Troppa carne al fuoco insomma per riuscire a rendere tutte le storie credibili. La figura più penalizzata è paradossalmente quella di colui che da il nome al film, dunque il Soldato d’Inverno. Un mercenario che si limita a colpire duro senza girarci troppo intorno; quasi un Terminator, molto più di un Bruce Lee. Non così tanto presente come si vorrebbe, guerriero dallo stile di combattimento affascinante e stupendamente coreografato. Colpi secchi e veloci dal tremendo impatto sullo scudo di vibranio del Capitano arricchiscono le scene in cui compare il misterioso soldato, ma la mancanza di battute toglie enfasi alla sua apparizione sullo schermo, quasi fosse più un’entità malvagia eterea che un umano in carne e ossa/metallo.

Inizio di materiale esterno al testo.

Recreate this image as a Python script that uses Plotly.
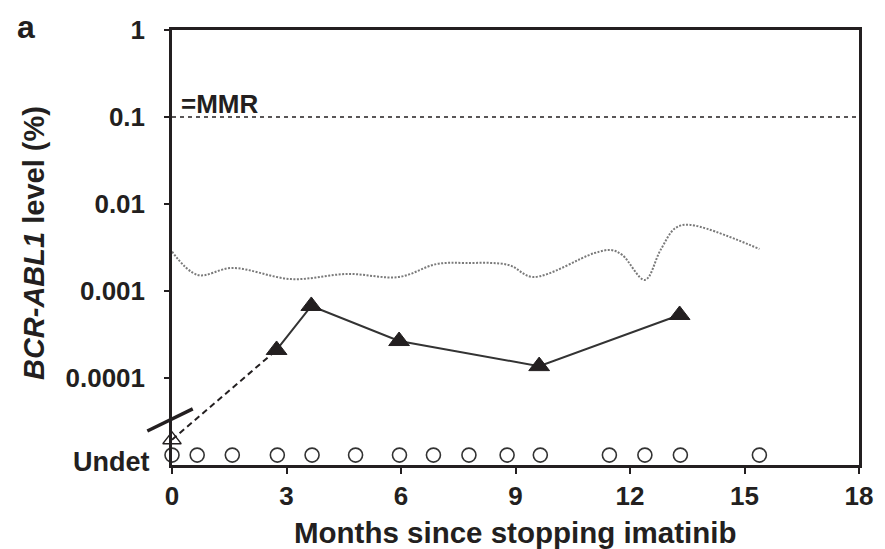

Difficile poi decodificare  il suo gesto nei confronti di Cap nelle fasi finali della pellicola, in cui Rogers viene salvato da un quantomeno implausibile annegamento, in conseguenza dell’aver riconosciuto in lui un vecchio amico. Solitamente la credibilità di questi eventi (il recupero della memoria) è legata ad un trauma cranico improvviso o un qualsivoglia incidente che risvegli i ricordi repressi e non invece a un monologo sentimentale del tuo nemico su quanto si è stati uniti in gioventù (70 anni prima in verità). Toni fumettistici e sbrigativi nelle parti in cui bisognava approfondire e approccio serio nelle restanti, per un risultato che strania parecchio. Non del tutto sfruttato anche il personaggio di Falcon, presente solo nell’atto finale quasi come se si fosse voluto aumentare il livello di azione fine a se stessa per scongiurare il pericolo di un nuovo, scialbo e ripetitivo scontro finale tra Steve Rogers e il nemico di turno. L’attualizzazione dell’eroe interpretato da Anthony Meckie è però molto convincente, anzi lascia proprio senza parole e non era facile adattare sul grande schermo un omone nero che vola grazie a una tuta di spandex bianca e rossa dotata di ali. La tecnologia alla base dell’armatura di Falcon sembra quasi possibile e il metodo con cui le ali si dispiegano è un buon compromesso tra estetica e funzionalità. Nel film sembra si dia molto peso alla funzionalità dei gadget sfruttati dagli eroi e così anche lo scudo del Capitano diventa non più solo arma di difesa, ma di offesa in grado di fare grossi danni, soprattutto nei momenti più spettacolari in cui carambola da un punto all’altro dello schermo per poi ritornare al braccio dell’eroe (che nel mentre ha fatto decine di mosse di parkur).

Immancabili i riferimenti ad altre pellicole, soprattutto future. Mezzo cinema ha trattenuto il fiato quando è riecheggiato il nome di Stephen Strange. Il solo fatto di averlo citato è la prova regina che il film su Doctor Strange ci sarà. E non lasciano indifferenti neppure le scene finali che coinvolgono Scarlett Witch e Quicksilver, imprigionati in un castello che sembra quello stesso Forte di Bard in cui si stanno concentrando attualmente le riprese di Age of Ultron ad Aosta. Anche Stan Lee si presta come di consueto allo sguardo della macchina da presa diventando protagonista di una scena esilarante non di per se, ma per il semplice fatto che a dire quelle due battute è lui, con quella sua aria ironica da novantaduenne che non smette di avere una sorprendente forza giovanile.

Un film quindi complicato, forse spiazzante, di cui non ho ben afferrato tutti i meriti e che andrebbe rivisto per colmare alcune lacune che hanno inevitabilmente influito sul giudizio finale. Certamente la resa tecnica è impeccabile e il miglioramento nelle coreografie degli scontri corpo a corpo è un passo avanti ulteriore verso una maggiore attenzione del fattore spettacolarità che troverà il suo culmine nell’attesissimo ritorno degli Avengers previsto per il 2015.